J Watters: They are the important part of it; they're the part that allows you to monetarise all of the development. The HPHT completions started off a few years ago as very simple things; they were basically cemented liners where you perforated the zones that you thought would give you the least trouble. Because of the pressure you actually get on even the hardest formations we're dealing with you do get a certain element of sand production and that's becoming more important these days because the volumes that are coming into the well of gas and [inaudible] are usually very significant and you have to be able to manage that and manage the sand production that comes with them at the same time.
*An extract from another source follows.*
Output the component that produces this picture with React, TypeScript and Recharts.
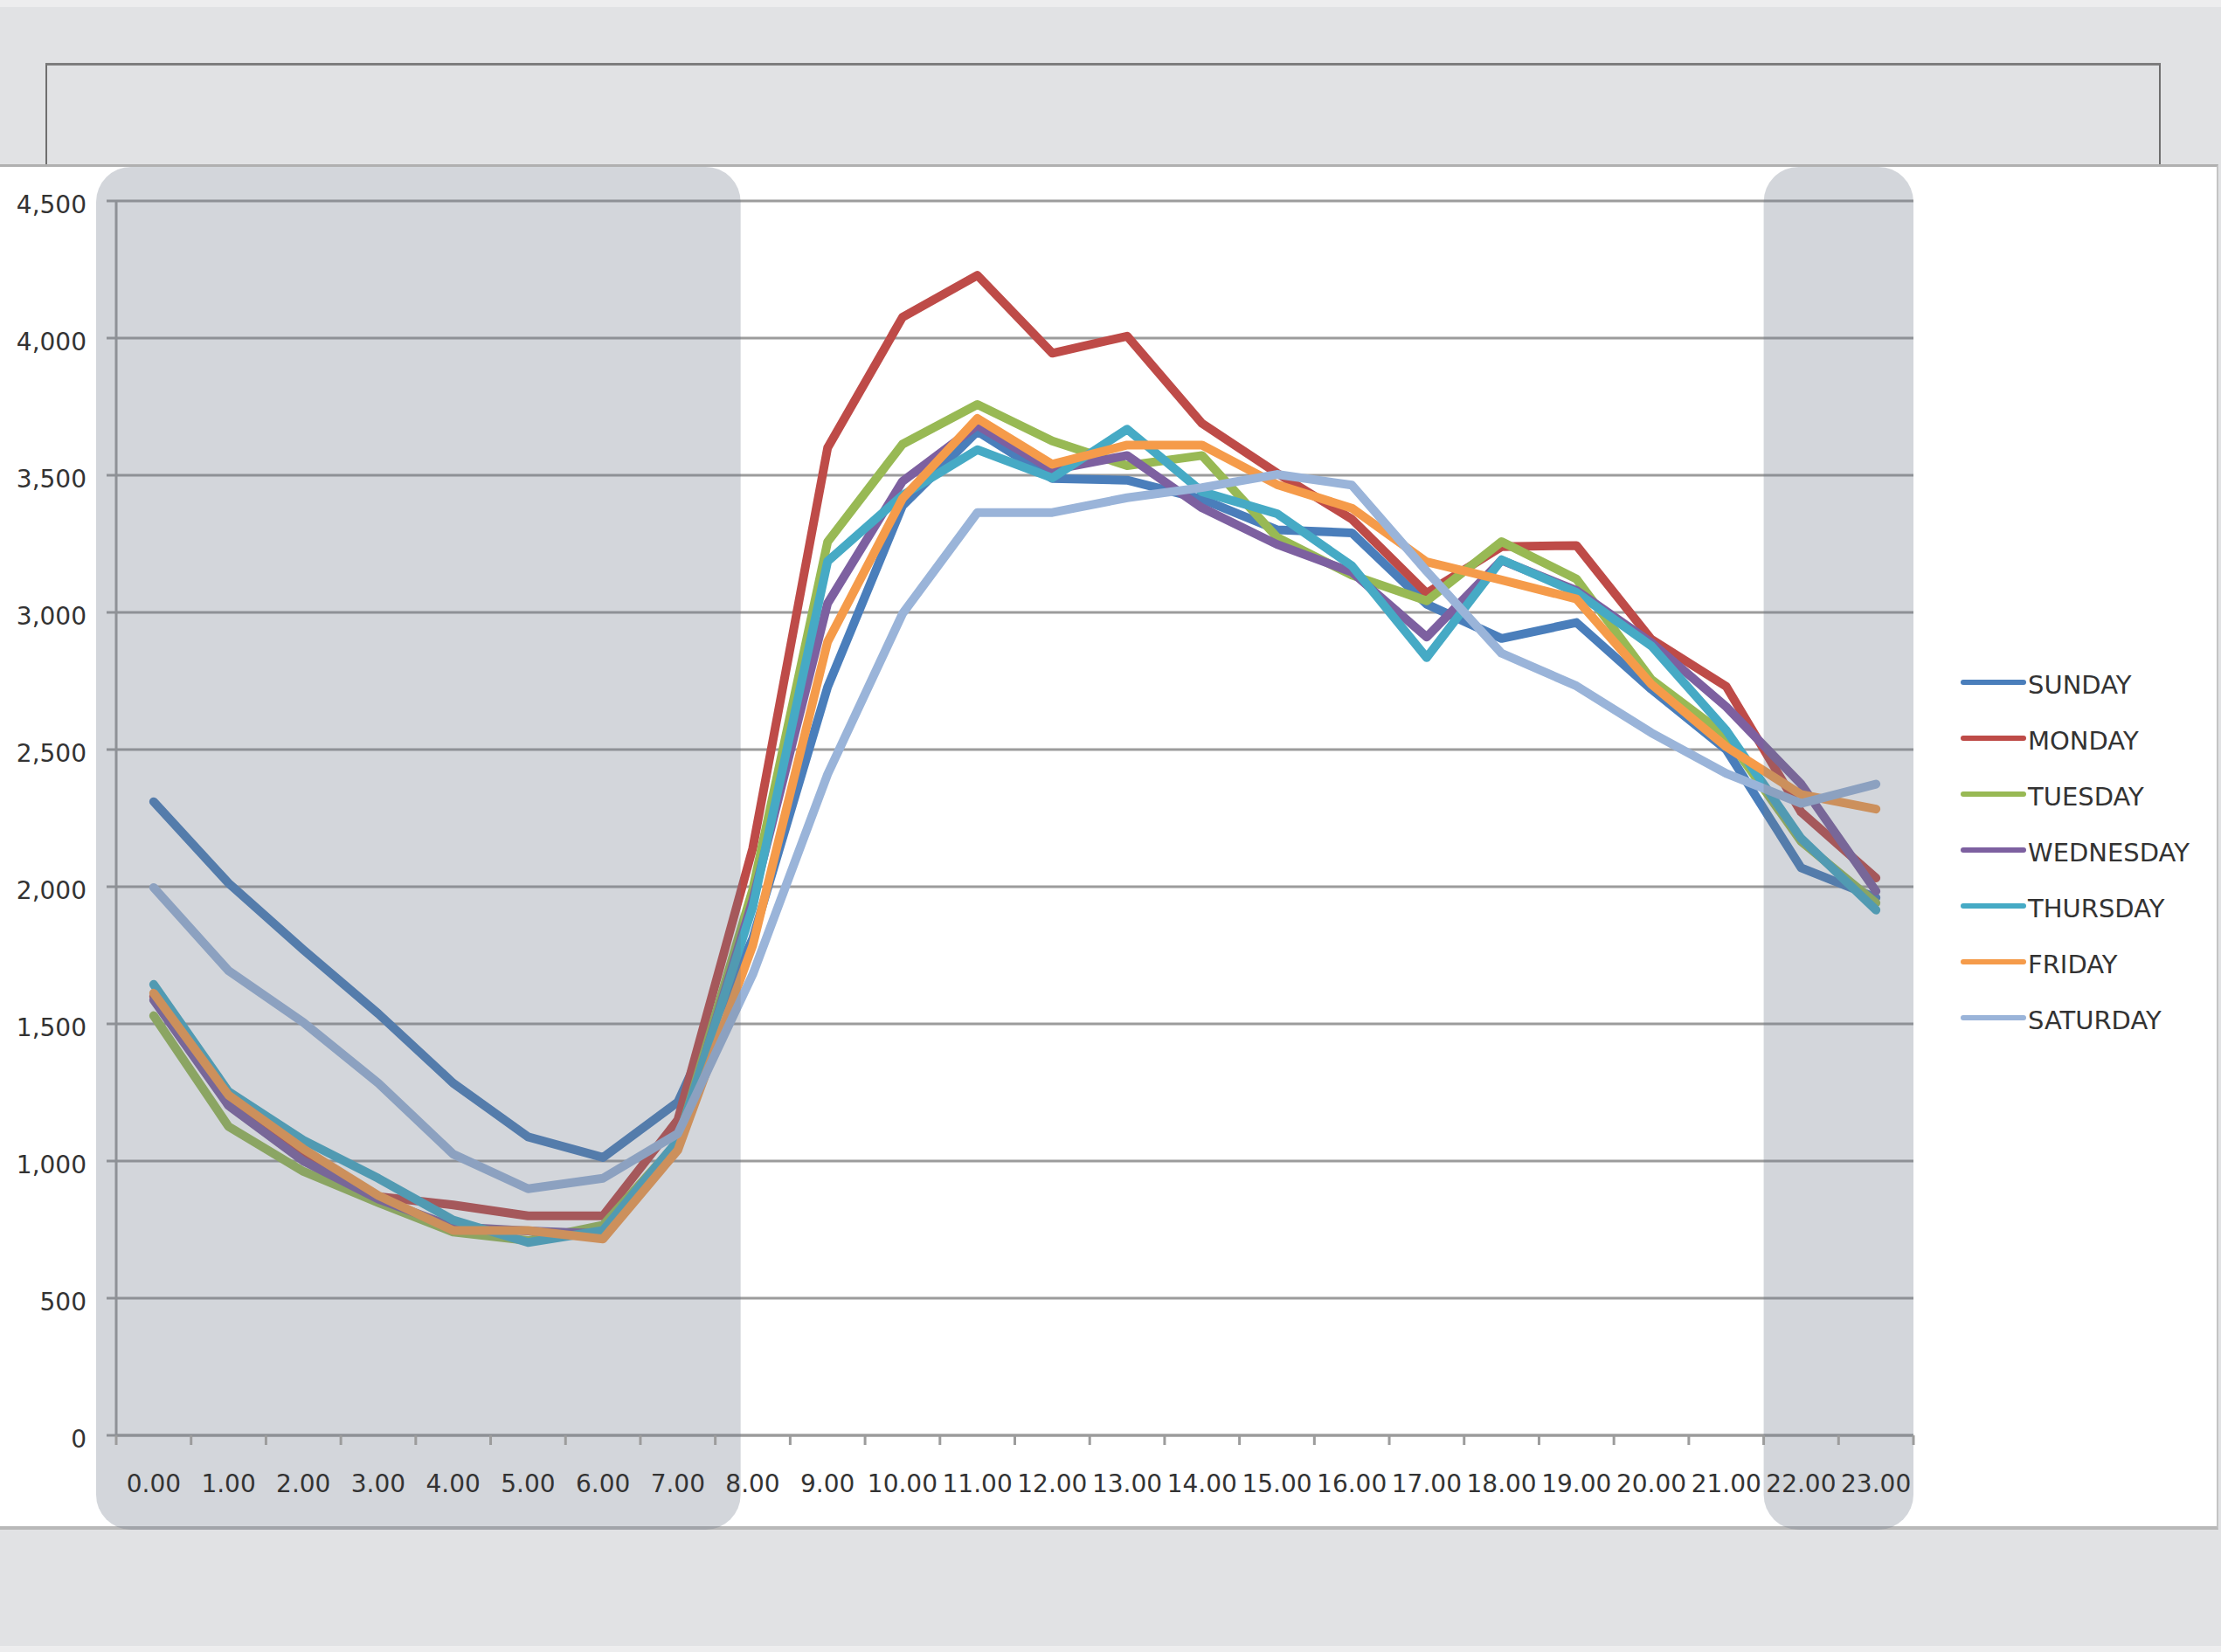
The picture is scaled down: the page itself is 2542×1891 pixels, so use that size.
import React from 'react';
import { LineChart, Line, XAxis, YAxis, CartesianGrid, Legend, ReferenceArea } from 'recharts';

const HOURS = ['0.00','1.00','2.00','3.00','4.00','5.00','6.00','7.00','8.00','9.00','10.00','11.00','12.00','13.00','14.00','15.00','16.00','17.00','18.00','19.00','20.00','21.00','22.00','23.00'];

const SUNDAY = [2310, 2013, 1770, 1537, 1284, 1088, 1013, 1215, 1811, 2728, 3389, 3660, 3488, 3482, 3413, 3301, 3290, 3030, 2905, 2963, 2720, 2500, 2069, 1960];
const MONDAY = [1600, 1230, 1030, 870, 840, 800, 800, 1150, 2140, 3600, 4076, 4229, 3945, 4007, 3689, 3508, 3340, 3070, 3240, 3244, 2902, 2730, 2272, 2032];
const TUESDAY = [1530, 1126, 962, 848, 741, 710, 766, 1070, 1990, 3257, 3613, 3758, 3625, 3535, 3572, 3274, 3136, 3042, 3258, 3122, 2756, 2550, 2165, 1941];
const WEDNESDAY = [1587, 1202, 1000, 861, 760, 745, 735, 1060, 1950, 3033, 3478, 3682, 3520, 3572, 3381, 3248, 3147, 2910, 3190, 3080, 2890, 2656, 2374, 1984];
const THURSDAY = [1644, 1253, 1076, 937, 785, 703, 747, 1075, 1926, 3186, 3427, 3593, 3490, 3668, 3440, 3360, 3170, 2835, 3192, 3073, 2878, 2570, 2176, 1915];
const FRIDAY = [1612, 1240, 1044, 874, 747, 747, 716, 1040, 1786, 2893, 3415, 3707, 3540, 3610, 3610, 3466, 3380, 3184, 3118, 3049, 2738, 2510, 2336, 2283];
const SATURDAY = [1997, 1694, 1505, 1284, 1025, 899, 937, 1100, 1680, 2410, 2995, 3364, 3364, 3418, 3455, 3503, 3464, 3150, 2851, 2732, 2561, 2413, 2304, 2374];

const Y_TICKS = [0, 500, 1000, 1500, 2000, 2500, 3000, 3500, 4000, 4500];

const SERIES = [
  { key: 'SUNDAY', values: SUNDAY, color: '#4a7ebb' },
  { key: 'MONDAY', values: MONDAY, color: '#be4b48' },
  { key: 'TUESDAY', values: TUESDAY, color: '#98b954' },
  { key: 'WEDNESDAY', values: WEDNESDAY, color: '#7d60a0' },
  { key: 'THURSDAY', values: THURSDAY, color: '#46aac5' },
  { key: 'FRIDAY', values: FRIDAY, color: '#f59b4a' },
  { key: 'SATURDAY', values: SATURDAY, color: '#9ab4d9' },
];
const SERIES_ORDER = SERIES.map((s) => s.key);

const data = HOURS.map((h, i) => {
  const row: any = { hour: h };
  SERIES.forEach((s) => { row[s.key] = s.values[i]; });
  return row;
});

const FONT = '"DejaVu Sans", "Liberation Sans", sans-serif';
const GRID = '#9c9c9c';
const TEXT = '#333333';
const PLOT_LEFT = 133;
const PLOT_RIGHT = 2190;
const BAND_HALF = (PLOT_RIGHT - PLOT_LEFT) / HOURS.length / 2;

const XTick = (props: any) => {
  const { x, y, payload, index } = props;
  const half = payload && payload.offset ? payload.offset : BAND_HALF;
  return (
    <g>
      <line x1={x - half} x2={x - half} y1={y} y2={y + 11} stroke={GRID} strokeWidth={3} />
      {index === HOURS.length - 1 && (
        <line x1={x + half} x2={x + half} y1={y} y2={y + 11} stroke={GRID} strokeWidth={3} />
      )}
      <text x={x} y={y + 65} textAnchor="middle" fill={TEXT} fontSize={28} fontFamily={FONT}>
        {payload.value}
      </text>
    </g>
  );
};

const makeShade = (extL: number, extR: number) => (props: any) => {
  const { x, y, width, height } = props;
  return (
    <rect
      x={x - extL}
      y={y - 39}
      width={width + extL + extR}
      height={height + 147}
      rx={40}
      ry={40}
      fill="rgb(108,118,135)"
      fillOpacity={0.3}
    />
  );
};

const LegendContent = (props: any) => {
  const payload = [...(props.payload || [])].sort(
    (a: any, b: any) => SERIES_ORDER.indexOf(a.value) - SERIES_ORDER.indexOf(b.value)
  );
  return (
    <div style={{ fontFamily: FONT }}>
      {payload.map((p: any) => (
        <div key={p.value} style={{ display: 'flex', alignItems: 'center', height: 64 }}>
          <svg width={77} height={12} style={{ display: 'block' }}>
            <line x1={3} x2={72} y1={6} y2={6} stroke={p.color} strokeWidth={6} strokeLinecap="round" />
          </svg>
          <span style={{ fontSize: 29, color: TEXT, lineHeight: '29px', marginTop: 6 }}>{p.value}</span>
        </div>
      ))}
    </div>
  );
};

export default function App() {
  return (
    <div style={{ position: 'absolute', left: 0, top: 0, width: 2542, height: 1891, background: '#e1e2e4', overflow: 'hidden', fontFamily: FONT }}>
      <div style={{ position: 'absolute', left: 0, top: 0, width: 2542, height: 8, background: '#ededee' }} />
      <div style={{ position: 'absolute', left: 0, top: 1884, width: 2542, height: 7, background: '#ededee' }} />
      <div style={{ position: 'absolute', left: 52, top: 72, width: 2421, height: 118, borderTop: '3px solid #7d7d7d', borderLeft: '2px solid #6f6f6f', borderRight: '2px solid #6f6f6f', boxSizing: 'border-box' }} />
      <div style={{ position: 'absolute', left: 0, top: 188, width: 2539, height: 1563, background: '#ffffff', borderTop: '3px solid #b0b0b0', borderBottom: '4px solid #b8b8b8', borderRight: '2px solid #c4c4c4', boxSizing: 'border-box' }} />
      <div style={{ position: 'absolute', left: 0, top: 0 }}>
        <LineChart
          width={2542}
          height={1891}
          data={data}
          margin={{ top: 230, right: 352, left: 0, bottom: 188 }}
        >
          <CartesianGrid vertical={false} stroke={GRID} strokeWidth={3} />
          <XAxis
            dataKey="hour"
            scale="band"
            height={60}
            interval={0}
            tickLine={false}
            tickSize={0}
            tickMargin={0}
            axisLine={{ stroke: GRID, strokeWidth: 3 }}
            tick={<XTick />}
          />
          <YAxis
            width={133}
            domain={[0, 4500]}
            ticks={Y_TICKS}
            interval={0}
            tickSize={11}
            tickMargin={23}
            tickLine={{ stroke: GRID, strokeWidth: 3 }}
            axisLine={{ stroke: GRID, strokeWidth: 3 }}
            tickFormatter={(v: number) => v.toLocaleString('en-US')}
            tick={{ fill: TEXT, fontSize: 28, fontFamily: FONT, dy: 4 }}
          />
          {SERIES.map((s) => (
            <Line
              key={s.key}
              type="linear"
              dataKey={s.key}
              name={s.key}
              stroke={s.color}
              strokeWidth={10}
              strokeLinejoin="round"
              strokeLinecap="round"
              dot={false}
              activeDot={false}
              isAnimationActive={false}
            />
          ))}
          <Legend
            layout="vertical"
            align="center"
            verticalAlign="middle"
            content={<LegendContent />}
            wrapperStyle={{ position: 'absolute', left: 2244, top: 749, width: 295 }}
          />
          <ReferenceArea x1="0.00" x2="7.00" ifOverflow="visible" shape={makeShade(23, 29)} zIndex={1000} />
          <ReferenceArea x1="22.00" x2="23.00" ifOverflow="visible" shape={makeShade(0, 0)} zIndex={1000} />
        </LineChart>
      </div>
    </div>
  );
}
I think the evolution of the completions, especially ones that have ability to control sand, have become much more developed and I think they're going to have to get even more developed to be able to handle the new reservoirs that are being explored and especially handle the temperatures and pressures that they are expected to behave under. The wells we have in these designs typically they have quite a big peak of production for the first eight to nine months and that's something we have to develop our systems to manage a bit better.

One of the other big challenges we have, we'd like to move towards more intelligent completions; we'd be able to move to zonal isolation. But all of that requires components that would work in very high temperatures for very long periods of time and that is one of the challenges that we are facing now. Whether or not we can build the components required. Whether or not we can find ways to give us the zonal isolations we need in later life.